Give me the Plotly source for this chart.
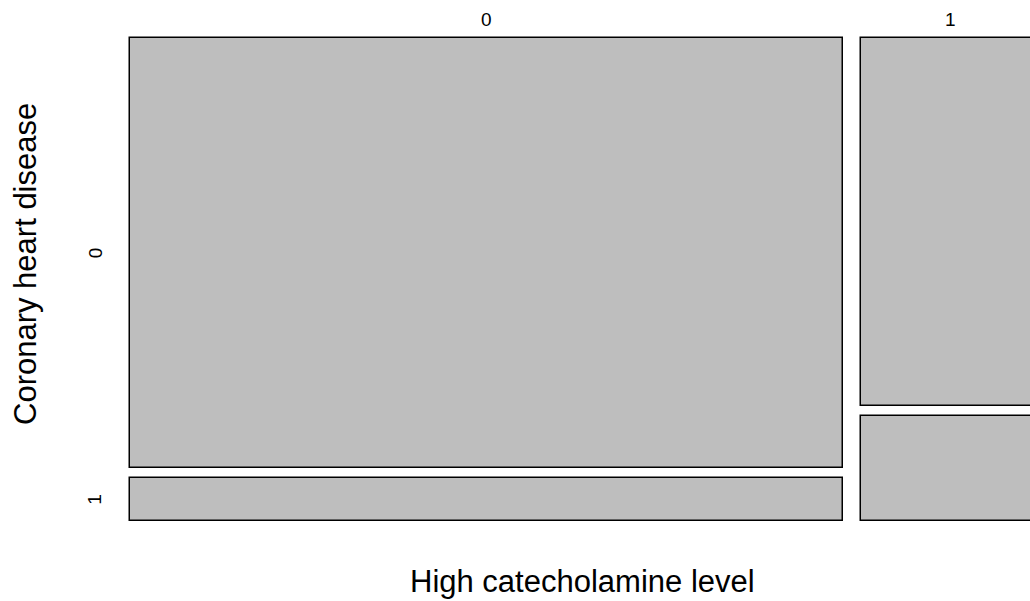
import plotly.graph_objects as go

# Data: Evans County - catecholamine level (CAT) vs coronary heart disease (CHD)
cat_levels = ["0", "1"]
chd_levels = ["0", "1"]
counts_chd0 = [443, 95]   # CHD = 0 for CAT = 0, 1
counts_chd1 = [44, 27]    # CHD = 1 for CAT = 0, 1

# style constants
GAP_X = 0.0202
GAP_Y = 0.02114
FILL = "#BEBEBE"

totals = [a + b for a, b in zip(counts_chd0, counts_chd1)]
N = sum(totals)
widths = [t / N for t in totals]

x_starts = []
pos = 0.0
for w in widths:
    x_starts.append(pos)
    pos += w + GAP_X

fig = go.Figure()
for i, cat in enumerate(cat_levels):
    p1 = counts_chd1[i] / totals[i]
    p0 = counts_chd0[i] / totals[i]
    xc = x_starts[i] + widths[i] / 2
    # CHD = 1 (bottom)
    fig.add_trace(go.Bar(x=[xc], y=[p1], base=[0], width=[widths[i]],
                         marker=dict(color=FILL, line=dict(color="black", width=1.5)),
                         showlegend=False, hoverinfo="skip"))
    # CHD = 0 (top)
    fig.add_trace(go.Bar(x=[xc], y=[p0], base=[p1 + GAP_Y], width=[widths[i]],
                         marker=dict(color=FILL, line=dict(color="black", width=1.5)),
                         showlegend=False, hoverinfo="skip"))

xcenters = [x_starts[i] + widths[i] / 2 for i in range(len(cat_levels))]
p1_first = counts_chd1[0] / totals[0]
ycenters = [p1_first + GAP_Y + (1 - p1_first) / 2, p1_first / 2]

font = "Liberation Sans, Arial, sans-serif"
annotations = []
for xc, lab in zip(xcenters, cat_levels):
    annotations.append(dict(text=lab, x=xc, xref="x", y=(531 - 19) / 503, yref="paper",
                            xanchor="center", yanchor="middle", showarrow=False,
                            font=dict(size=19, family=font)))
for yc, lab in zip(ycenters, chd_levels):
    annotations.append(dict(text=lab, x=-(120 - 95) / 910, xref="paper", y=yc, yref="y",
                            xanchor="center", yanchor="middle", showarrow=False, textangle=-90,
                            font=dict(size=19, family=font)))
annotations += [
    dict(text="High catecholamine level", xref="paper", yref="paper",
         x=(582 - 120) / 910, y=-(581 - 531) / 503, xanchor="center", yanchor="middle",
         showarrow=False, font=dict(size=31, family=font)),
    dict(text="Coronary heart disease", xref="paper", yref="paper",
         x=-(120 - 25) / 910, y=(531 - 264) / 503, xanchor="center", yanchor="middle",
         textangle=-90, showarrow=False, font=dict(size=31, family=font)),
]

fig.update_layout(
    width=1030, height=601,
    margin=dict(l=120, r=0, t=28, b=70),
    plot_bgcolor="white", paper_bgcolor="white",
    barmode="overlay", bargap=0,
    font=dict(family=font, color="black"),
    xaxis=dict(range=[-10 / 891.6, 900 / 891.6], showgrid=False, zeroline=False,
               showline=False, showticklabels=False, ticks=""),
    yaxis=dict(range=[-10 / 473, 1 + GAP_Y + 10 / 473], showgrid=False, zeroline=False,
               showline=False, showticklabels=False, ticks=""),
    annotations=annotations,
)

fig.write_html("out.html")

# Your goal:
Give again, word for word, every line from the top of the data above to the line holding "pos += w + GAP_X", inclusive, with the pictures left out.

# Completed task:
Give me the Plotly source for this chart.
import plotly.graph_objects as go

# Data: Evans County - catecholamine level (CAT) vs coronary heart disease (CHD)
cat_levels = ["0", "1"]
chd_levels = ["0", "1"]
counts_chd0 = [443, 95]   # CHD = 0 for CAT = 0, 1
counts_chd1 = [44, 27]    # CHD = 1 for CAT = 0, 1

# style constants
GAP_X = 0.0202
GAP_Y = 0.02114
FILL = "#BEBEBE"

totals = [a + b for a, b in zip(counts_chd0, counts_chd1)]
N = sum(totals)
widths = [t / N for t in totals]

x_starts = []
pos = 0.0
for w in widths:
    x_starts.append(pos)
    pos += w + GAP_X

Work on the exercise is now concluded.